Gomez brings home cooking to Barclays

Eddie Gomez, who lives with his parents in the Bronx, packed a punch in a win last August. Al Bello/Getty Images

They are packed into spare bedrooms, ensconced in basement lairs, and some are sleeping under the same roof, and in the same bed, they did for their whole existence. Millennials, some 36 percent of those Americans aged 18 to 31, are living at home with their parents, making the smart if occasionally demeaning move considering the job market is so barren, and the rents are so damn high.
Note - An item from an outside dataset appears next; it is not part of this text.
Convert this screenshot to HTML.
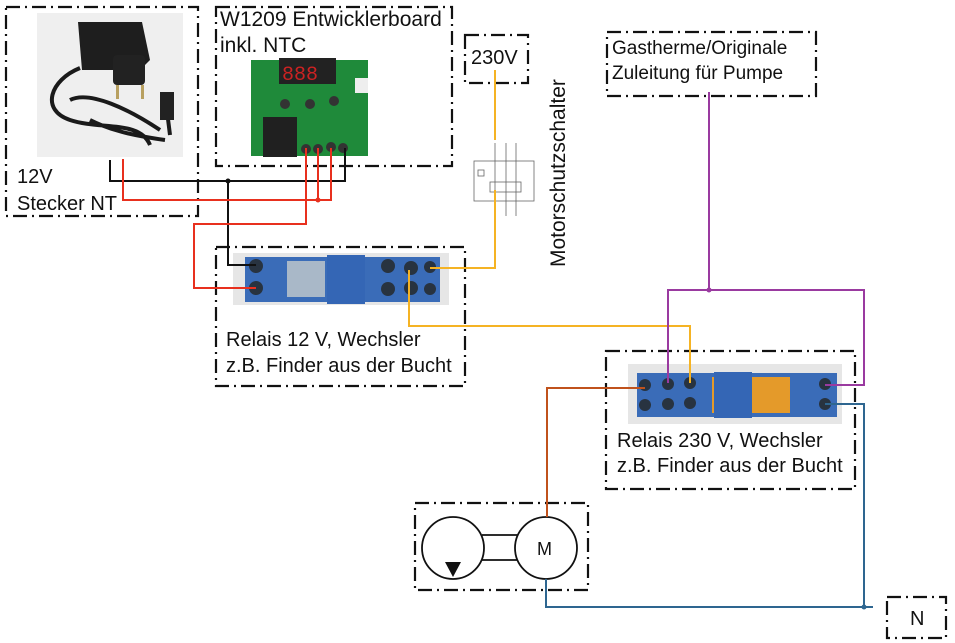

Eddie Gomez, a 21-year-old Bronx-based junior middleweight who gloves up Jan. 30 at Barclays Center, on a card topped by a Victor Ortiz-Luis Collazo welterweight title fight, is one of the 36 percent.

The 15-0 (10 KOs) hitter -- who looked ready to at least make an attempt to leap from prospect to contender when last seen in a ring, busting up Steve Upsher Chambers (TKO4) on Aug. 19 in New York -- meets Daquan Arnett (11-0, seven KOs) of Florida.

I chatted with Gomez on the phone Thursday afternoon and asked him about the upcoming scrap and where he seems himself pound-for-pound in the New York area, and also for a little info on his out-of-the-ring life.

"I'm not really focused on what Arnett can do, because I beat him before, in the amateurs, and knocked him down about three times in the fight. I have the better record and have beaten the better guys, and I feel like it'll be, 'Whose O is gonna go?'" Gomez told me, referring to the two boxers' undefeated records.

Gomez said he sees himself as one of the top boxers in New York right now, and he hopes to headline a card later this year, maybe even in his next fight.

Gomez said he's in a zone of sharpness, and attributes part of that to the stability he derives from living with his mom and dad at their home in the Bronx, in the East Tremont section. He's one of seven kids, but the only one who is still under his parents' roof. Part of the draw is mom's stellar cooking. "I'm not in a rush to leave," he said. "She still cooks for me; she's the best cook -- seafood, shrimp, anything I want."

We know what you're thinking: Could there be a "scale fail" in his future because of mom's stove-top skills? Nope, he told me, he's all about portion control.

Come Jan. 30, Gomez said his power and speed will be the difference-makers.

"It's not going more than four or five," he declared.